God created us with gifts, passions, talents, and burdens. Each of us has a unique set, and each of us has dominion in how we choose to use them. Some of us start from a more mobilized position than others. Some have to overcome seemingly insurmountable odds to pursue their passions. Some lay down and allow themselves to be beaten and crippled by the lies that they have nothing to offer. I started to read Freefall to Fly by Rebecca Lyons on the plane ride home from Nashville last week. I nearly threw the book against the seat back in front of me when I read of Rebecca’s experience of her childhood, her unfettered pursuit of her dreams, her insatiable hunger for books, and her belief that the sky was the limit. She went on to talk about pursuing her dreams throughout college and beyond, only to find herself crippled in motherhood, questioning if her dreams had to die because of her new role as mother. She is certainly on to something. She has a lot of research to back up the reality that this often happens to women. Her intended audience finds comfort in the resonance that comes from this sentiment, I am confident. I will also continue to read the book. My anger is not at that sweet, Godly woman who is a talented author. My anger emerged out of a deeply wounded and broken childhood.
While Rebecca traversed down memory lane, I tentatively crept down my own memory lane into a land of monsters, terror, and lies. I was not told that I was talented. I was told that I was evil. I was not told to pursue my dreams. I was told that I had nothing to offer. I was not told that I could contribute to society, let alone pursue a God-given passion. I was told that the world would be better off without me. I remember in grade school, I tested into advanced classes. My caregivers held me in regular classes, and I often complained of being bored, asking to be moved to the advanced classes. They lied to me and told me that I was not smart enough, and it would be too hard for me. We took IQ tests during grade school as well, and my mother kept my scores from me, saying that she didn’t want me to feel bad about my low scores. I steered clear of IQ tests as much as I could, until as an adult I was challenged to take an IQ test, which yielded results that were clearly above average. At this point, I can’t go into the question of why a parent would go out of her way to convince her daughter that she was unintelligent, untalented and worthless. I can, however, recognize that my childhood was not necessarily typical, or worse yet, maybe it was more typical than we would like to realize.
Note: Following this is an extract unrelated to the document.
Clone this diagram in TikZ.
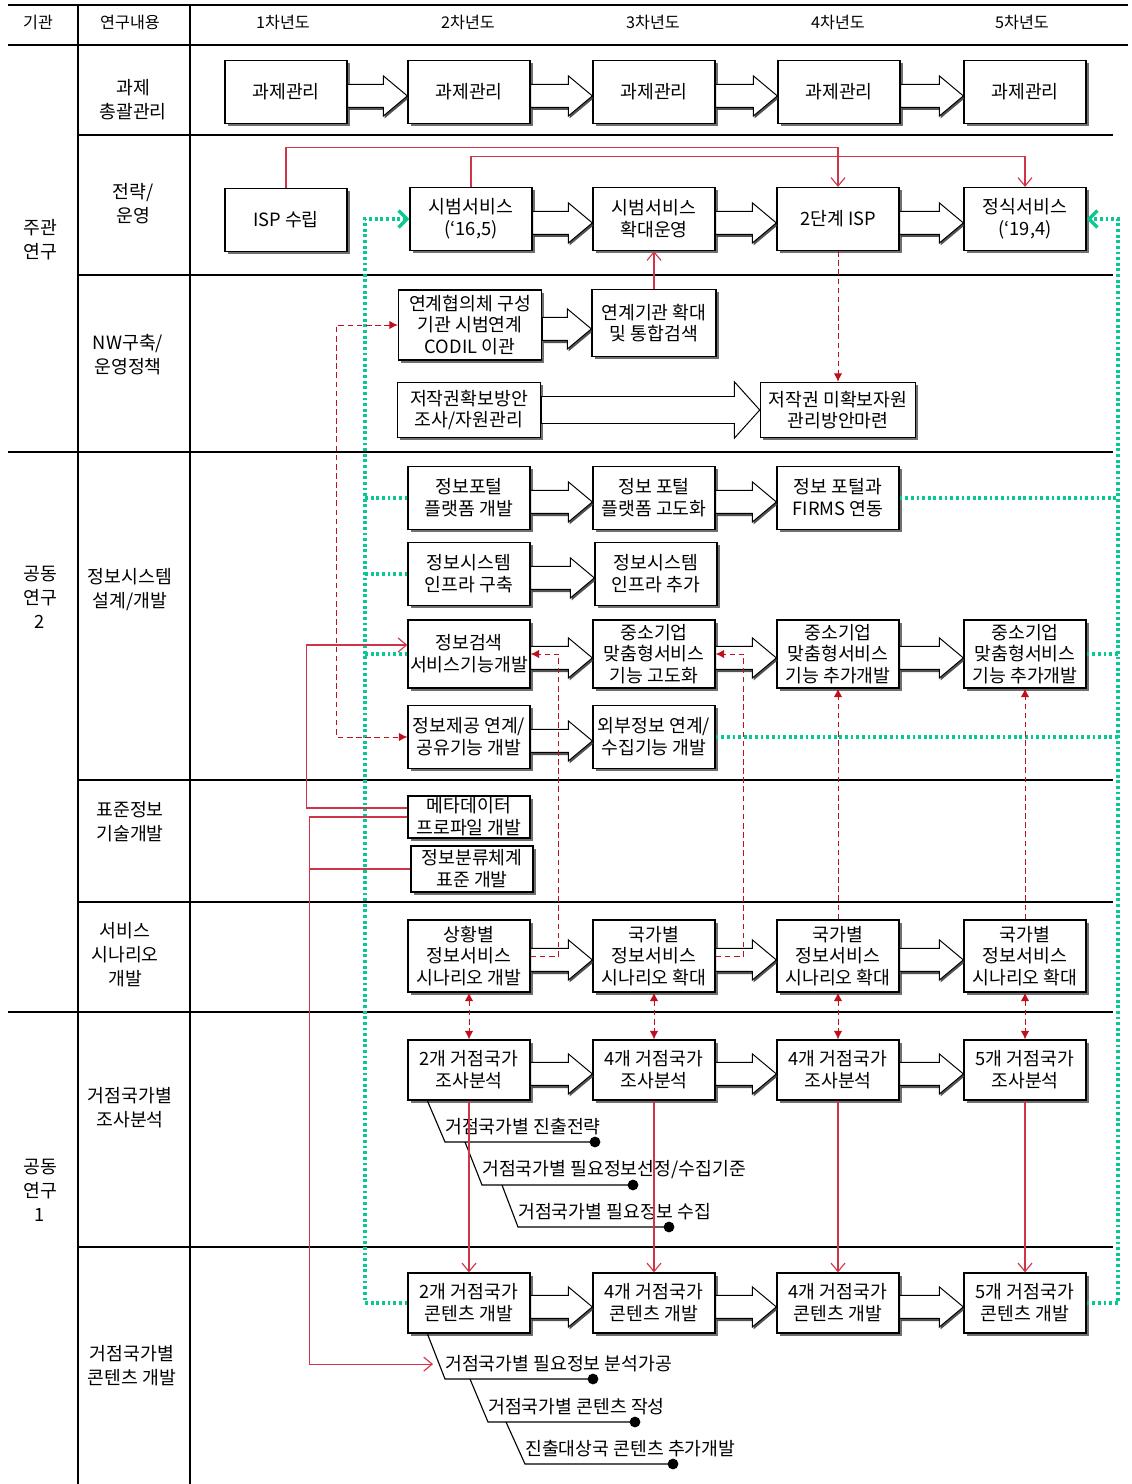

For a solid two decades, I took it upon myself to do the most noble thing that I could conceive at the time in my brainwashed mind: To make myself smaller, invisible, less of a problem. Not only did I have nothing to give, but I was a taker. A relentless taker. Thus, I had to be eliminated. This mindset is quite the opposite of the content of our Sunday sermon. So I have wrestled. I wrestled with the book and with Rebecca. I wrestled with the scriptures about being God’s workmanship, created to do good works in Christ Jesus (Ephesians 2:10), about being fearfully and wonderfully made (Psalm 139:14), about having spiritual gifts, about having talents, about being valuable. Sadly, I wasted quite a bit of time trying to destroy myself while I could have been developing my gifts.
Unlike Rebecca, my experience as a mother has birthed within me the idea that I may have some passions and gifts that could be meaningful to the body of Christ and beneficial to the world in general. My marriage to a husband who loves me has brought me to a place where I was forced to face that I was actually someone’s SIGNIFICANT other. Someone wants me. This was only the beginning. Until one find’s her identity in her Savior, it is on unstable ground. God used these situations, however, to provide a platform from which I could emerge from my imploded existence. I could carefully, tentatively, take a few steps out to see what happened. I could pen a couple pages and share it with a close friend. I could sing in our church in front of people and actually look them in the eye after the close of service. I could consider the possibility that I don’t have to apologize for my existence. Not only that, but I could, for a second, fathom that I could one day live boldly within my dreams and hopes.
I’m not entirely new to dreaming, but dreaming with the hope that it could be reality is a new concept. As a child, I lived in my day dream. It kept me alive. I felt, deep down, however, that there was no hope that it could ever become reality. My value existed in my day dreams, and those were where Christ met me. Mercifully, through my following decades of self-destruction, He sustained me, continued to breathe life into my spirit and giftings. He strategically placed people along my path to encourage me to pursue my passions and talents. He provided pockets of self-discovery. He has been faithful all along. He knows the depths of brokenness and slavery that I have trudged through to make it to the other side.
Slowly, beautifully, I am beginning to see that I am valuable. One of God’s greatest mercies in my life is that He has given me a daughter who is undeniably my mini-me in personality and sass. And I love her. I don’t think that I could love her more. I love every single ounce of her entire package. One day, as I was wrestling with my identity, God pointed out how similar my three-year-old is to me. He told me that He loves me even more than I love her, and He loves every part of my unique personality just like I love hers. I realized that it is really incongruent to love my daughter, my likeness, and to hate myself. She is dynamite. She is brilliant. She is hilarious, deeply compassionate, intuitive and thoughtful. She is made in God’s image. So maybe I am also made in God’s image. Made for good works that God has uniquely equipped me to perform.